Father Feehily said the parish has been without phone or Internet service for the week but still managed to mobilize some relief efforts for the estimated 40 families on its roster of parishioners who lost their homes, some of whom were in attendance Sunday.
Feehily said the parish had received checks from Catholic parishes around the country for relief efforts totaling more than $30,000.
“We will expend every penny of that money to our families. We even have aid available for insurance deductibles, which for some are in excess of $5,000,” he said.
Scripture readings for Sunday included Romans 5, 1:5: “We even boast of our afflictions, knowing that affliction produces endurance, and endurance, proven character, and proven character, hope.”
Following readings, Deacon Jerome Caplinger gave a sermon on banding together in times of trial and admitting the help wherever needed, and however “small” the need.
“We could offer platitudes to victims such as ‘It’s God’s will’ or ‘The Lord giveth and the Lord taketh away,’ but those are scant comfort to those who have lost family and property. We cannot understand why God would allow this to happen, but we must believe God is not capricious — He does not throw stones at us to see what we can handle,” Caplinger said.
Calling the process of healing both a sprint and a marathon, Caplinger said St.
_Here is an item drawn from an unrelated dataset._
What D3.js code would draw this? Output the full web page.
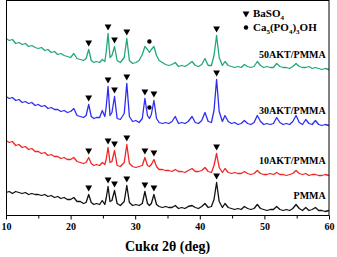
<!DOCTYPE html>
<html>
<head>
<meta charset="utf-8">
<script src="https://cdn.jsdelivr.net/npm/d3@7"></script>
<style>
  body { margin: 0; background: #fff; }
  svg { display: block; }
</style>
</head>
<body>
<div id="chart"></div>
<script>
// 2theta grid (deg), shared by all four patterns
const twoTheta = [
  10.0, 10.5, 11.0, 11.5, 12.0, 12.5, 13.0, 13.5, 14.0, 14.5,
  15.0, 15.5, 16.0, 16.5, 17.0, 17.5, 18.0, 18.5, 19.0, 19.5,
  20.0, 20.5, 21.0, 21.5, 22.0, 22.4, 22.8, 23.2, 23.6, 24.0,
  24.5, 24.9, 25.3, 25.5, 25.8, 26.1, 26.4, 26.8, 27.2, 27.7,
  28.3, 28.7, 29.1, 29.6, 30.1, 30.6, 31.1, 31.5, 31.9, 32.2,
  32.5, 32.9, 33.3, 33.7, 34.2, 34.7, 35.2, 35.7, 36.2, 36.7,
  37.2, 37.7, 38.2, 38.8, 39.3, 39.8, 40.3, 40.8, 41.3, 41.8,
  42.2, 42.6, 43.0, 43.5, 43.9, 44.4, 44.9, 45.4, 45.9, 46.4,
  46.9, 47.4, 47.9, 48.4, 48.9, 49.4, 49.9, 50.4, 50.9, 51.4,
  51.9, 52.4, 52.9, 53.4, 53.9, 54.4, 54.9, 55.4, 55.9, 56.4,
  56.9, 57.4, 57.9, 58.4, 58.9, 59.4, 60.0
];

// intensities (a.u., stacked offsets included)
const pmma = [
  23, 24, 22, 24, 23, 22, 23, 21, 22, 21,
  21, 20, 21, 19, 20, 18, 19, 17, 18, 16,
  16, 18, 14, 14, 12, 13, 21, 13, 11, 12,
  11, 15, 11, 17, 29, 14, 15, 25, 12, 10,
  14, 30, 13, 10, 11, 10, 12, 24, 12, 10,
  12, 21, 11, 9, 8, 9, 8, 8, 10, 7,
  8, 7, 9, 10, 8, 7, 9, 12, 8, 9,
  16, 33, 14, 8, 12, 8, 7, 6, 7, 6,
  9, 7, 6, 7, 11, 7, 6, 5, 6, 6,
  9, 6, 5, 6, 5, 7, 11, 7, 5, 8,
  5, 6, 8, 5, 5, 4, 5
];
const akt10 = [
  75, 73, 74, 70, 71, 68, 69, 66, 67, 64,
  64, 62, 63, 60, 61, 59, 59, 57, 58, 56,
  56, 58, 54, 53, 52, 53, 58, 52, 50, 51,
  50, 53, 51, 56, 68, 53, 54, 65, 50, 49,
  53, 71, 52, 49, 48, 49, 50, 58, 50, 49,
  51, 56, 49, 46, 46, 45, 45, 44, 46, 44,
  44, 43, 45, 47, 44, 44, 45, 48, 44, 43,
  50, 62, 48, 43, 47, 43, 42, 43, 42, 42,
  44, 42, 41, 42, 45, 42, 41, 41, 42, 41,
  43, 41, 41, 40, 41, 42, 45, 42, 41, 42,
  40, 41, 41, 40, 40, 41, 40
];
const akt30 = [
  119, 117, 118, 115, 116, 113, 114, 112, 113, 110,
  111, 109, 110, 107, 108, 106, 106, 104, 105, 103,
  104, 107, 100, 99, 98, 100, 111, 99, 97, 98,
  98, 105, 99, 108, 129, 100, 103, 119, 97, 96,
  102, 132, 99, 94, 95, 93, 97, 117, 100, 97,
  101, 115, 97, 93, 92, 93, 92, 94, 99, 92,
  93, 92, 94, 99, 93, 92, 95, 103, 94, 93,
  105, 136, 104, 94, 100, 94, 92, 93, 91, 92,
  95, 92, 91, 93, 100, 94, 91, 92, 91, 92,
  98, 93, 91, 92, 91, 94, 100, 93, 91, 96,
  92, 91, 95, 91, 90, 91, 90
];
const akt50 = [
  177, 175, 176, 172, 173, 171, 172, 169, 170, 168,
  167, 168, 165, 166, 163, 164, 161, 162, 160, 159,
  158, 162, 157, 156, 155, 157, 166, 155, 153, 154,
  153, 156, 154, 163, 182, 158, 160, 169, 155, 153,
  158, 177, 155, 152, 153, 155, 161, 169, 166, 163,
  166, 169, 160, 155, 153, 151, 150, 151, 153, 149,
  150, 149, 151, 154, 150, 149, 151, 157, 150, 150,
  160, 180, 158, 150, 154, 150, 149, 148, 149, 148,
  151, 149, 148, 149, 154, 150, 148, 149, 148, 148,
  152, 149, 148, 148, 147, 149, 152, 149, 148, 148,
  149, 147, 148, 147, 146, 147, 146
];

const seriesNames = ["PMMA", "10AKT/PMMA", "30AKT/PMMA", "50AKT/PMMA"];
const seriesColors = ["#111111", "#f02626", "#2d2df2", "#23a67c"];

// peak markers (deg)
const baso4Peaks = [22.8, 25.8, 26.8, 28.7, 31.5, 32.9, 42.6];
const baso4Peaks50 = [22.8, 25.8, 26.8, 28.7, 42.6];
const hapPeaks = [32.2];

const xTicks = [10, 20, 30, 40, 50, 60];
const xMinorTicks = [15, 25, 35, 45, 55];

const width = 337, height = 257;
const serif = "'Liberation Serif', 'Times New Roman', serif";

const x = d3.scaleLinear().domain([10, 60]).range([6, 329]);
const y = d3.scaleLinear().domain([0, 215]).range([215.5, 0.5]);

const svg = d3.select("#chart").append("svg")
  .attr("width", width)
  .attr("height", height)
  .style("background", "#fff");

const series = [
  {name: seriesNames[0], values: pmma, color: seriesColors[0], tri: baso4Peaks, dot: []},
  {name: seriesNames[1], values: akt10, color: seriesColors[1], tri: baso4Peaks, dot: []},
  {name: seriesNames[2], values: akt30, color: seriesColors[2], tri: baso4Peaks, dot: hapPeaks},
  {name: seriesNames[3], values: akt50, color: seriesColors[3], tri: baso4Peaks50, dot: hapPeaks}
];

const line = d3.line()
  .x((d, i) => x(twoTheta[i]))
  .y(d => y(d));

const valueAt = (s, t) => s.values[twoTheta.findIndex(v => Math.abs(v - t) < 0.01)];

const tri = d3.symbol().type(d3.symbolTriangle).size(20);

series.forEach(s => {
  const n = Math.min(s.values.length, twoTheta.length);
  svg.append("path")
    .attr("d", line(s.values.slice(0, n)))
    .attr("fill", "none")
    .attr("stroke", s.color)
    .attr("stroke-width", 1.3)
    .attr("stroke-linejoin", "round");

  svg.selectAll(null)
    .data(s.tri)
    .enter()
    .append("path")
    .attr("d", tri)
    .attr("transform", d => `translate(${x(d)},${y(valueAt(s, d)) - 7}) rotate(180)`)
    .attr("fill", "#000");

  svg.selectAll(null)
    .data(s.dot)
    .enter()
    .append("circle")
    .attr("cx", d => x(d))
    .attr("cy", d => y(valueAt(s, d)) - 11)
    .attr("r", 2.2)
    .attr("fill", "#000");

  svg.append("text")
    .attr("x", x(59.5))
    .attr("y", y(s.values[n - 1]) - 12)
    .attr("text-anchor", "end")
    .attr("font-family", serif)
    .attr("font-weight", 700)
    .attr("font-size", "10px")
    .text(s.name);
});

// frame
svg.append("rect")
  .attr("x", 6.5)
  .attr("y", 0.5)
  .attr("width", 322.5)
  .attr("height", 215)
  .attr("fill", "none")
  .attr("stroke", "#000")
  .attr("stroke-width", 1);

// x axis
const ax = svg.append("g")
  .attr("transform", "translate(0,215.5)")
  .call(d3.axisBottom(x).tickValues(xTicks).tickSize(4).tickFormat(d3.format("d")));
ax.select(".domain").remove();
ax.selectAll("text")
  .attr("dy", null)
  .attr("y", 14.5)
  .attr("font-family", serif)
  .attr("font-weight", 700)
  .attr("font-size", "10px")
  .attr("fill", "#000");

const axm = svg.append("g")
  .attr("transform", "translate(0,215.5)")
  .call(d3.axisBottom(x).tickValues(xMinorTicks).tickSize(3).tickFormat(""));
axm.select(".domain").remove();

svg.append("text")
  .attr("x", (x(10) + x(60)) / 2)
  .attr("y", 251)
  .attr("text-anchor", "middle")
  .attr("font-family", serif)
  .attr("font-weight", 700)
  .attr("font-size", "14px")
  .text("Cukα 2θ (deg)");

// legend
svg.append("path")
  .attr("d", tri)
  .attr("transform", "translate(246,13.5) rotate(180)")
  .attr("fill", "#000");
const l1 = svg.append("text")
  .attr("x", 253)
  .attr("y", 17)
  .attr("font-family", serif)
  .attr("font-weight", 700)
  .attr("font-size", "11px");
l1.append("tspan").text("BaSO");
l1.append("tspan").attr("font-size", "7px").attr("dy", 3).text("4");

svg.append("circle")
  .attr("cx", 246)
  .attr("cy", 27.5)
  .attr("r", 2.2)
  .attr("fill", "#000");
const l2 = svg.append("text")
  .attr("x", 253)
  .attr("y", 31)
  .attr("font-family", serif)
  .attr("font-weight", 700)
  .attr("font-size", "11px");
l2.append("tspan").text("Ca");
l2.append("tspan").attr("font-size", "7px").attr("dy", 3).text("5");
l2.append("tspan").attr("dy", -3).text("(PO");
l2.append("tspan").attr("font-size", "7px").attr("dy", 3).text("4");
l2.append("tspan").attr("dy", -3).text(")");
l2.append("tspan").attr("font-size", "7px").attr("dy", 3).text("3");
l2.append("tspan").attr("dy", -3).text("OH");
</script>
</body>
</html>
Andrew’s parish and the surrounding community is running the marathon and will be present to help all those affected rebuild in the months and years following the departure of emergency aid.
“This community of faith will be called on for a long time to rebuild physically, emotionally and spiritually,” Caplinger said. “God is here with us, even through those who don’t believe but feel compelled to act for the betterment of others. Good is a part of who we are as humans, and God is comforting us through each other and our witness to him.”